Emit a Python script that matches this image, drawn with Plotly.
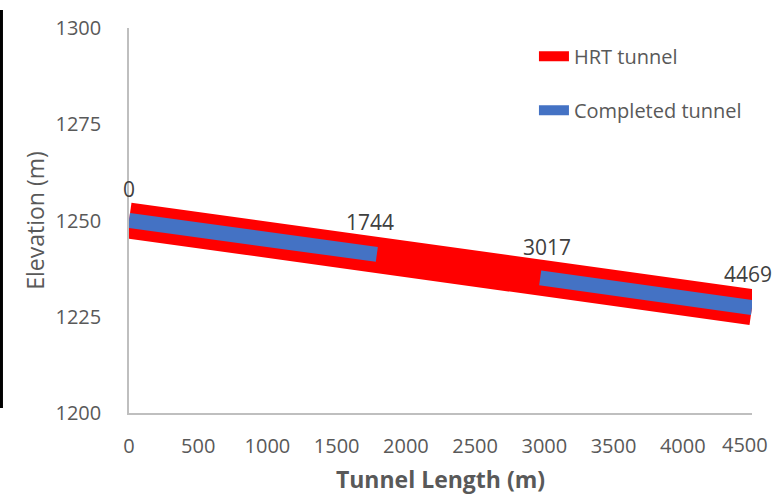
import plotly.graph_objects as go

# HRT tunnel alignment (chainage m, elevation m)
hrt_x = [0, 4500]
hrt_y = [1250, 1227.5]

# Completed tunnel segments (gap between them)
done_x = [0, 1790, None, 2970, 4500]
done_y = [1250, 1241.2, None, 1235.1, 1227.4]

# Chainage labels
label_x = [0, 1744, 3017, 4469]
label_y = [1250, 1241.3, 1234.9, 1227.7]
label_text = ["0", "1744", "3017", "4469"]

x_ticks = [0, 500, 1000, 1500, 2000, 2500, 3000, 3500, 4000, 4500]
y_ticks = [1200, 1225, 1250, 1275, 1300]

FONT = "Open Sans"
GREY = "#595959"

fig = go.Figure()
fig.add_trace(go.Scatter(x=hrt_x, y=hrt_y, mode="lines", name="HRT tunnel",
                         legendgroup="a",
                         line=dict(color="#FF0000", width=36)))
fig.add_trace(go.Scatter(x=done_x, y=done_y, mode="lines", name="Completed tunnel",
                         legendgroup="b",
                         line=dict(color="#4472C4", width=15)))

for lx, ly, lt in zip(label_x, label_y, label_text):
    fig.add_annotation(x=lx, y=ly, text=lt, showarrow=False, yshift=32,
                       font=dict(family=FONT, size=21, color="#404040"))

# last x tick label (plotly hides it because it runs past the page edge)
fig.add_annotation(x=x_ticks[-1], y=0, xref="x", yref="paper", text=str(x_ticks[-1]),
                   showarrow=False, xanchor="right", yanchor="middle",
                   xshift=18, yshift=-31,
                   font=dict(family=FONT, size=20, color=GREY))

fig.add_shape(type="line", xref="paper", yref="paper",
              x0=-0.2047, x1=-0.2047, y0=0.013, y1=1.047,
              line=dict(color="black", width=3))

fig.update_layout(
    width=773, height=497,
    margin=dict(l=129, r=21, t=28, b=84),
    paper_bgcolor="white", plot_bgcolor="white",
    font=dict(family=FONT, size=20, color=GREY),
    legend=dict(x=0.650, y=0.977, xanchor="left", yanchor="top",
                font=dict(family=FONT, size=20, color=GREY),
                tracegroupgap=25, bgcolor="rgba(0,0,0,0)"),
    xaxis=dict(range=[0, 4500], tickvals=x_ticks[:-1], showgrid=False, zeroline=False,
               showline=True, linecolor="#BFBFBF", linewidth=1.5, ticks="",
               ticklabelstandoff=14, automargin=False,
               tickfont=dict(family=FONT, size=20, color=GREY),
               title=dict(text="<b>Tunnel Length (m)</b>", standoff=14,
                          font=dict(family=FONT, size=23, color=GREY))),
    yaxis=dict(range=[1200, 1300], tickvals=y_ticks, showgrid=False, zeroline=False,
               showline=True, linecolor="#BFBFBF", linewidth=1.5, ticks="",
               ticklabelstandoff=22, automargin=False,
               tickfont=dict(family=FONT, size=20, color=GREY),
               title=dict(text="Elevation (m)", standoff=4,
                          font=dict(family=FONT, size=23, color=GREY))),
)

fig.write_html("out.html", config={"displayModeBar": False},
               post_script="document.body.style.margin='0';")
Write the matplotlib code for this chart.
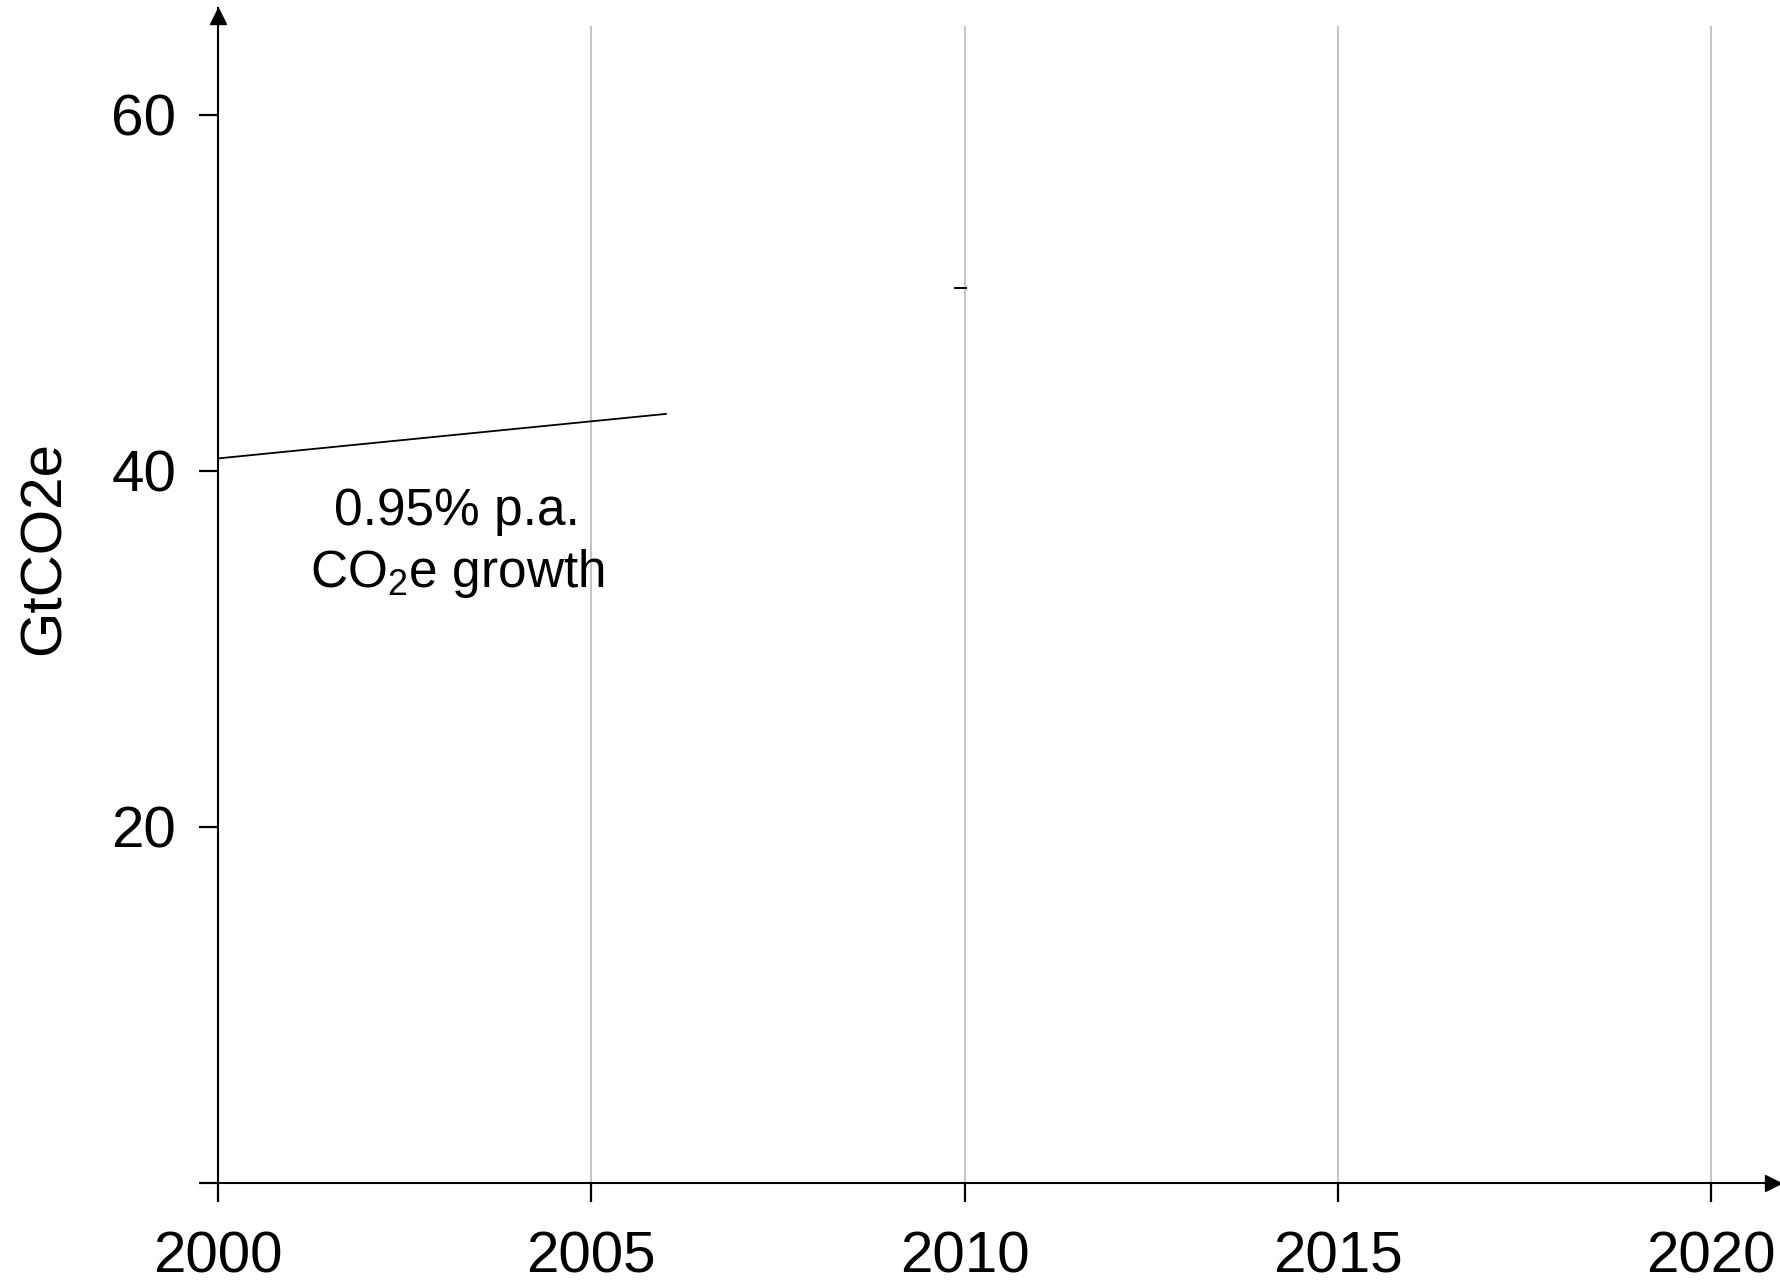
● ● ● ●
--- STATED EXERCISE ---
Without including any pictures, print each record exactly.

--- RESULT OF THE TASK ---
Emit a Python script that matches this image, drawn with Plotly.
import plotly.graph_objects as go

# HRT tunnel alignment (chainage m, elevation m)
hrt_x = [0, 4500]
hrt_y = [1250, 1227.5]

# Completed tunnel segments (gap between them)
done_x = [0, 1790, None, 2970, 4500]
done_y = [1250, 1241.2, None, 1235.1, 1227.4]

# Chainage labels
label_x = [0, 1744, 3017, 4469]
label_y = [1250, 1241.3, 1234.9, 1227.7]
label_text = ["0", "1744", "3017", "4469"]

x_ticks = [0, 500, 1000, 1500, 2000, 2500, 3000, 3500, 4000, 4500]
y_ticks = [1200, 1225, 1250, 1275, 1300]

FONT = "Open Sans"
GREY = "#595959"

fig = go.Figure()
fig.add_trace(go.Scatter(x=hrt_x, y=hrt_y, mode="lines", name="HRT tunnel",
                         legendgroup="a",
                         line=dict(color="#FF0000", width=36)))
fig.add_trace(go.Scatter(x=done_x, y=done_y, mode="lines", name="Completed tunnel",
                         legendgroup="b",
                         line=dict(color="#4472C4", width=15)))

for lx, ly, lt in zip(label_x, label_y, label_text):
    fig.add_annotation(x=lx, y=ly, text=lt, showarrow=False, yshift=32,
                       font=dict(family=FONT, size=21, color="#404040"))

# last x tick label (plotly hides it because it runs past the page edge)
fig.add_annotation(x=x_ticks[-1], y=0, xref="x", yref="paper", text=str(x_ticks[-1]),
                   showarrow=False, xanchor="right", yanchor="middle",
                   xshift=18, yshift=-31,
                   font=dict(family=FONT, size=20, color=GREY))

fig.add_shape(type="line", xref="paper", yref="paper",
              x0=-0.2047, x1=-0.2047, y0=0.013, y1=1.047,
              line=dict(color="black", width=3))

fig.update_layout(
    width=773, height=497,
    margin=dict(l=129, r=21, t=28, b=84),
    paper_bgcolor="white", plot_bgcolor="white",
    font=dict(family=FONT, size=20, color=GREY),
    legend=dict(x=0.650, y=0.977, xanchor="left", yanchor="top",
                font=dict(family=FONT, size=20, color=GREY),
                tracegroupgap=25, bgcolor="rgba(0,0,0,0)"),
    xaxis=dict(range=[0, 4500], tickvals=x_ticks[:-1], showgrid=False, zeroline=False,
               showline=True, linecolor="#BFBFBF", linewidth=1.5, ticks="",
               ticklabelstandoff=14, automargin=False,
               tickfont=dict(family=FONT, size=20, color=GREY),
               title=dict(text="<b>Tunnel Length (m)</b>", standoff=14,
                          font=dict(family=FONT, size=23, color=GREY))),
    yaxis=dict(range=[1200, 1300], tickvals=y_ticks, showgrid=False, zeroline=False,
               showline=True, linecolor="#BFBFBF", linewidth=1.5, ticks="",
               ticklabelstandoff=22, automargin=False,
               tickfont=dict(family=FONT, size=20, color=GREY),
               title=dict(text="Elevation (m)", standoff=4,
                          font=dict(family=FONT, size=23, color=GREY))),
)

fig.write_html("out.html", config={"displayModeBar": False},
               post_script="document.body.style.margin='0';")
Write the matplotlib code for this chart.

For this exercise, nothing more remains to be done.